Open earlEBI opened 2 weeks ago
@karatugo could this please be worked on along with the other yaml issues, thanks
@jiyue1214 will check how many of these have been resolved already and also deal with the quotation marks.
Based on the studies status on 27th September 2024: | Number of Studies | Study Type in YAML File |
---|---|---|
803 | '' | |
912 | 'GWAS-SSFv1.0' | |
35,823 | GWAS-SSFv1.0 | |
16,042 | non-GWAS-SSF | |
1 | 'Non-GWAS-SSF' | |
890 | Non-GWAS-SSF | |
56,677 | pre-GWAS-SSF |
Noticeably, we have not set any limitation on the value of the file_type field.
Harmonisation queue script detects the field type by if the value of the file_type
starts with GWAS-SSF
or pre-GWAS-SSF
. if none of them, the file_type will be set as "not_harm" automatically.
Hi @earlEBI, I extracted the first two rows from each sumstat reformat them into "header: value" and identified their file type based on it. Here are the results. Could you please help me to check if they are correct?
Hi, @karatugo. Since there are more than 800 studies, could you please suggest any best practices for updating both the DB and meta-yaml files?
Thank you for your support and help,
Empty yaml file types Found 785 yamls with empty file types - GCSTs listed in attached .txt file: yamls-with-empty-filetypes.txt (Unfortunately these are not all GWAS-SSF so file headers would need to be checked to determine correct file type.)

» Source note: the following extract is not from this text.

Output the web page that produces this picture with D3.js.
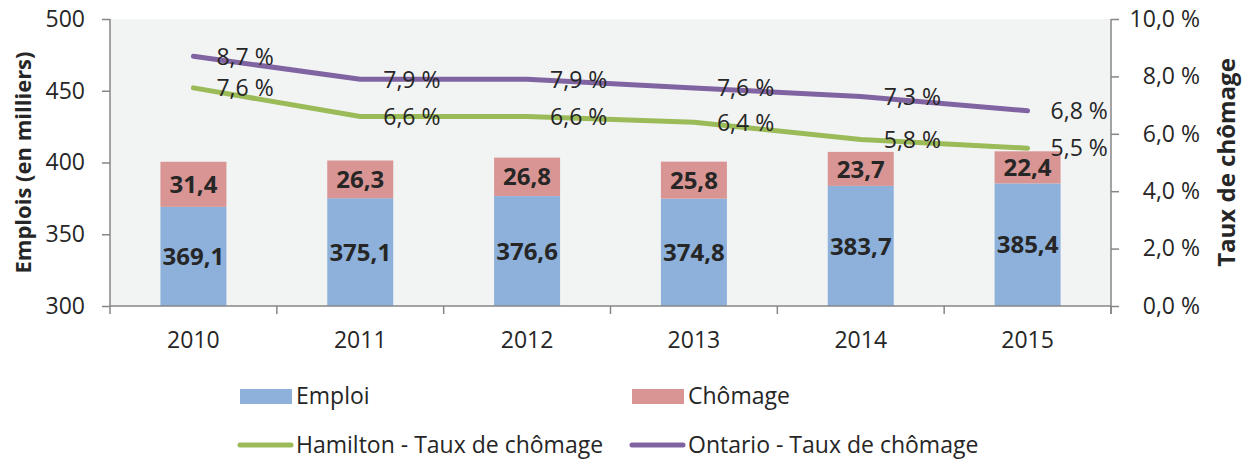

Incorrect file_type formatting Also found several yamls with file_type ' GWAS-SSFv1.0' or ' GWAS-SSF v1.0' (with single quotation marks and beginning whitespace (eg. GCST90319314). These should be removed so it reads eg. file_type: GWAS-SSFv1.0. (There is some variability about usage of 'GWAS-SSFv1.0' and 'GWAS-SSF v1.0' with added space. Could this also be cleaned up?)